San Pedro has always been a fishing town, and their biggest catch--the tuna. Seven years?
San Pedro has always been a fishing town, and their biggest catch--the tuna. Seven years ago there were 125 boats in the purse seine fleet. Today there are 38 - 4 less this month than last. Those that remain barely survive.
Yesterday a diverse group comprised of canners, labour leaders, big and small boat owners met at the one of the major canneries on Terminal Island to seek a solution to their common problem. The cause of the problem - cheap canned and fresh-frozen tuna from Japan, being imported in increasing quantities. The only answer this group felt lies in obtaining new tariff quota protection that limits imports to 35%. Hearings on these are currently underway in Congress before the House ways and Means Committee. The tuna fleet has always been a family affair, with whole families owning boats and the new generations supplanting the old in time. The young men aren't coming into the fleet anymore. The average age now is 51. The second and third generations Slavs, Italians and Portuguese are getting jobs in refineries and aircraft factories, but the oldsters know no other trade.

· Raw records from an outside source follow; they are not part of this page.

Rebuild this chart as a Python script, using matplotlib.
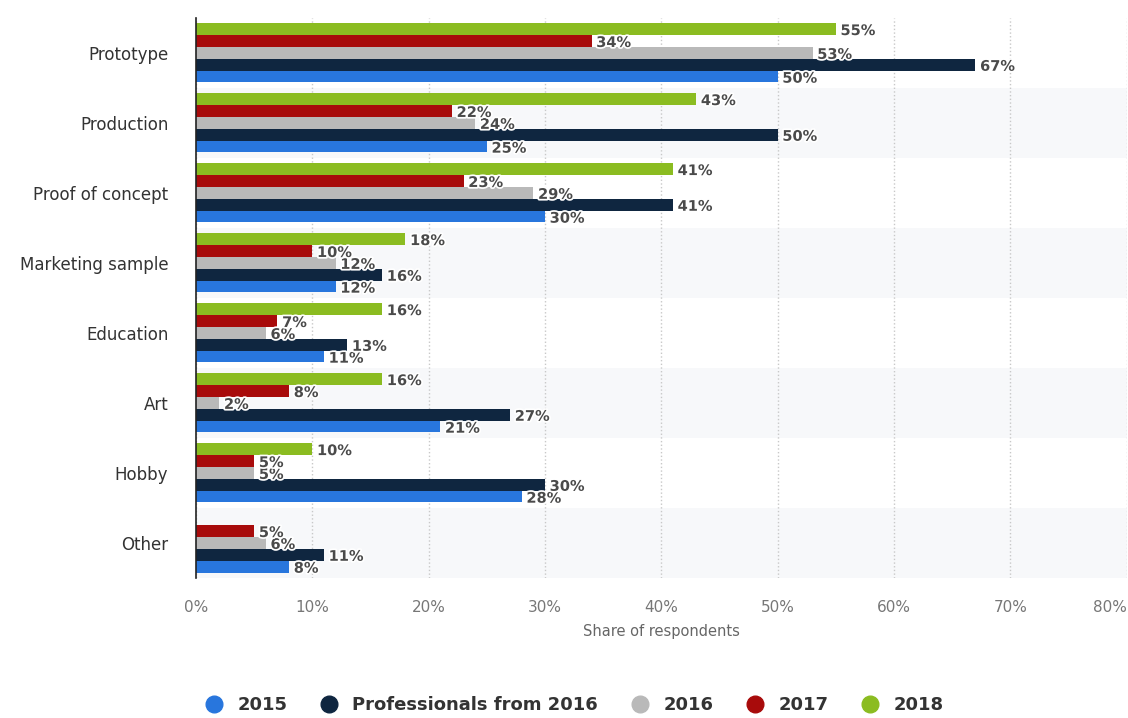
import numpy as np
import matplotlib
matplotlib.use("Agg")
import matplotlib.pyplot as plt
import matplotlib.patheffects as pe
from matplotlib.lines import Line2D

categories = ["Prototype", "Production", "Proof of concept", "Marketing sample",
              "Education", "Art", "Hobby", "Other"]
series_names = ["2015", "Professionals from 2016", "2016", "2017", "2018"]
v2015 = [50, 25, 30, 12, 11, 21, 28, 8]
vprof = [67, 50, 41, 16, 13, 27, 30, 11]
v2016 = [53, 24, 29, 12, 6, 2, 5, 6]
v2017 = [34, 22, 23, 10, 7, 8, 5, 5]
v2018 = [55, 43, 41, 18, 16, 16, 10, None]
values = [v2015, vprof, v2016, v2017, v2018]
colors = ["#2876dd", "#0f2640", "#b9b9b9", "#a80b0b", "#8bbc21"]

fig = plt.figure(figsize=(11.28, 7.18), dpi=100)
ax = fig.add_axes([0.1738, 0.195, 0.825, 0.78])

n = len(categories)
ypos = np.arange(n)  # 0 = Prototype at top (inverted)
bh = 0.17
offsets = [2, 1, 0, -1, -2]  # 2015 bottom ... 2018 top

# alternating background bands
for i in range(n):
    if i % 2 == 1:
        ax.axhspan(i - 0.5, i + 0.5, color="#f7f8fa", zorder=0, lw=0)

outline = [pe.withStroke(linewidth=2.5, foreground="white")]
for vals, name, col, off in zip(values, series_names, colors, offsets):
    for i, v in enumerate(vals):
        if v is None:
            continue
        y = i + off * bh
        ax.barh(y, v, height=bh * 0.96, color=col, zorder=2)
        ax.text(v + 0.4, y + 0.02, f"{v}%", va="center", ha="left",
                fontsize=10.5, fontweight="bold", color="#4a4a4a",
                path_effects=outline, zorder=3)

ax.set_ylim(n - 0.5, -0.5)
ax.set_xlim(0, 80)
ax.set_yticks(ypos)
ax.set_yticklabels(categories, fontsize=12, color="#333333")
ax.set_xticks(range(0, 81, 10))
ax.set_xticklabels([f"{t}%" for t in range(0, 81, 10)], fontsize=11, color="#777777")
ax.get_xticklabels()[-1].set_ha("right")
ax.tick_params(axis="both", length=0)
ax.tick_params(axis="x", pad=16)
ax.tick_params(axis="y", pad=20)
ax.set_xlabel("Share of respondents", fontsize=10.5, color="#666666", labelpad=6)

ax.grid(True, axis="x", linestyle=":", color="#c8c8c8", linewidth=1, zorder=1)
ax.set_axisbelow(True)
for s in ["top", "right", "bottom"]:
    ax.spines[s].set_visible(False)
ax.spines["left"].set_color("#222222")
ax.spines["left"].set_linewidth(1.2)
ax.spines["left"].set_zorder(4)

handles = [Line2D([0], [0], marker="o", linestyle="", markersize=12,
                  markerfacecolor=c, markeredgecolor=c) for c in colors]
leg = fig.legend(handles, series_names, loc="lower center", ncol=5,
                 bbox_to_anchor=(0.505, -0.017), frameon=False,
                 prop={"weight": "bold", "size": 13},
                 handletextpad=0.3, columnspacing=1.3)
for t in leg.get_texts():
    t.set_color("#333333")

fig.savefig("out.png", dpi=100)
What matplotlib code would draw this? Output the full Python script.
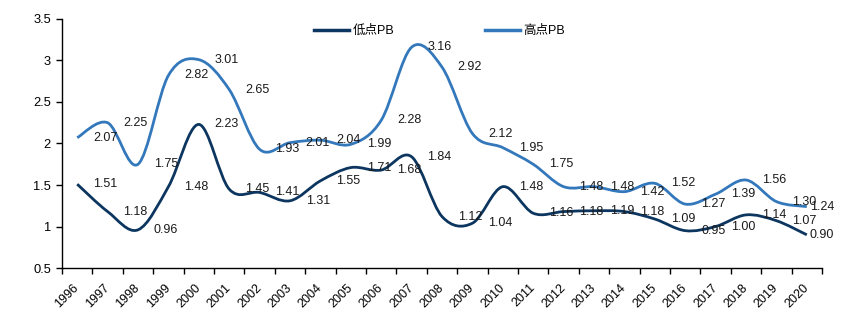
import numpy as np
import matplotlib.pyplot as plt
from matplotlib.path import Path
from matplotlib.patches import PathPatch
from matplotlib.lines import Line2D

years = [str(y) for y in range(1996, 2021)]
low_pb = [1.51, 1.18, 0.96, 1.48, 2.23, 1.45, 1.41, 1.31, 1.55, 1.71, 1.68, 1.84, 1.12,
          1.04, 1.48, 1.16, 1.18, 1.19, 1.18, 1.09, 0.95, 1.00, 1.14, 1.07, 0.90]
high_pb = [2.07, 2.25, 1.75, 2.82, 3.01, 2.65, 1.93, 2.01, 2.04, 1.99, 2.28, 3.16, 2.92,
           2.12, 1.95, 1.75, 1.48, 1.48, 1.42, 1.52, 1.27, 1.39, 1.56, 1.30, 1.24]

DARK = "#0c365f"
LIGHT = "#3478bc"
FONT = ["Liberation Sans", "Noto Sans CJK SC"]
plt.rcParams["font.family"] = FONT


def smooth_path(xs, ys):
    # excel style smoothed line: bezier with control points from neighbours (catmull-rom)
    pts = np.column_stack([xs, ys]).astype(float)
    n = len(pts)
    verts = [pts[0]]
    codes = [Path.MOVETO]
    for i in range(n - 1):
        p0 = pts[max(i - 1, 0)]
        p1 = pts[i]
        p2 = pts[i + 1]
        p3 = pts[min(i + 2, n - 1)]
        c1 = p1 + (p2 - p0) / 6.0
        c2 = p2 - (p3 - p1) / 6.0
        verts += [c1, c2, p2]
        codes += [Path.CURVE4] * 3
    return Path(verts, codes)


fig = plt.figure(figsize=(8.52, 3.24), dpi=100)
ax = fig.add_axes([0.0728, 0.1728, 0.892, 0.7686])

x = np.arange(len(years))
for vals, col in [(low_pb, DARK), (high_pb, LIGHT)]:
    ax.add_patch(PathPatch(smooth_path(x, vals), facecolor="none", edgecolor=col,
                           lw=2.0, capstyle="butt", joinstyle="round"))

# data labels sit one category to the right of their point, as in the source
for vals in (low_pb, high_pb):
    for i, v in enumerate(vals):
        off = 0.92 if i < len(vals) - 1 else 0.5
        ax.text(i + off, v, f"{v:.2f}", ha="center", va="center",
                fontsize=9, color="#1a1a1a")

ax.set_xlim(-0.5, len(years) - 0.5)
ax.set_ylim(0.5, 3.5)
ax.set_yticks(np.arange(0.5, 3.51, 0.5))
ax.set_yticklabels(["0.5", "1", "1.5", "2", "2.5", "3", "3.5"])
ax.set_xticks(x)
ax.set_xticklabels(years, rotation=45, ha="right", va="center", rotation_mode="anchor")
ax.set_xticks(np.arange(-0.5, len(years), 1.0), minor=True)
ax.tick_params(axis="x", which="major", length=0, pad=13, labelsize=9)
ax.tick_params(axis="x", which="minor", length=4, width=1, color="black")
ax.tick_params(axis="y", length=4, width=1, labelsize=9.3, pad=4)

for s in ("top", "right"):
    ax.spines[s].set_visible(False)
for s in ("left", "bottom"):
    ax.spines[s].set_linewidth(1)
    ax.spines[s].set_color("black")

handles = [Line2D([], [], color=DARK, lw=2.5), Line2D([], [], color=LIGHT, lw=2.5)]
ax.legend(handles, ["低点PB", "高点PB"], loc="center", bbox_to_anchor=(0.497, 0.952),
          ncol=2, frameon=False, fontsize=9, handlelength=2.8, handletextpad=0.3,
          columnspacing=7.2)

fig.savefig("out.png", dpi=100)
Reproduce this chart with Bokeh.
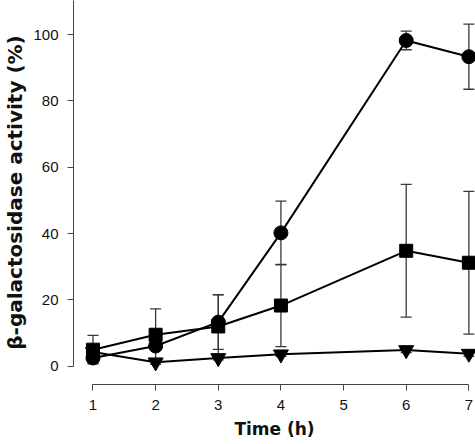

Some would see the boats which represent investments of from 50 to 750 thousand dollars, but there are no buyers. San Pedro formerly had the highest per capita income on the West Coast, now as one leader puts it "we're on our last legs." In the earlier forties, merchants and the marine equipment companies flourished. Boatyards supplemented the fishing industry. This is the last tuna boat built in San Pedro. It is 11 years old. The U. S. consumed 700 million cans of tuna last year, will eat more this year, but the Californians contend that they can't maintain a well paid labour force and high sanitary standards in the face of foreign wage rates an dropping tonnage prizes. The problem is that diplomacy gets mixed up with economics. Reciprocal trade against regional good. The argument for freer world trade; also that Japan now buys twice as much from us as we sell to Japan.
The fishermen contend in turn unlimited imports could put our tuna prices at the mercy of a foreign monopoly --if they don't get help. And they say, "We're Americans. We have a right to live."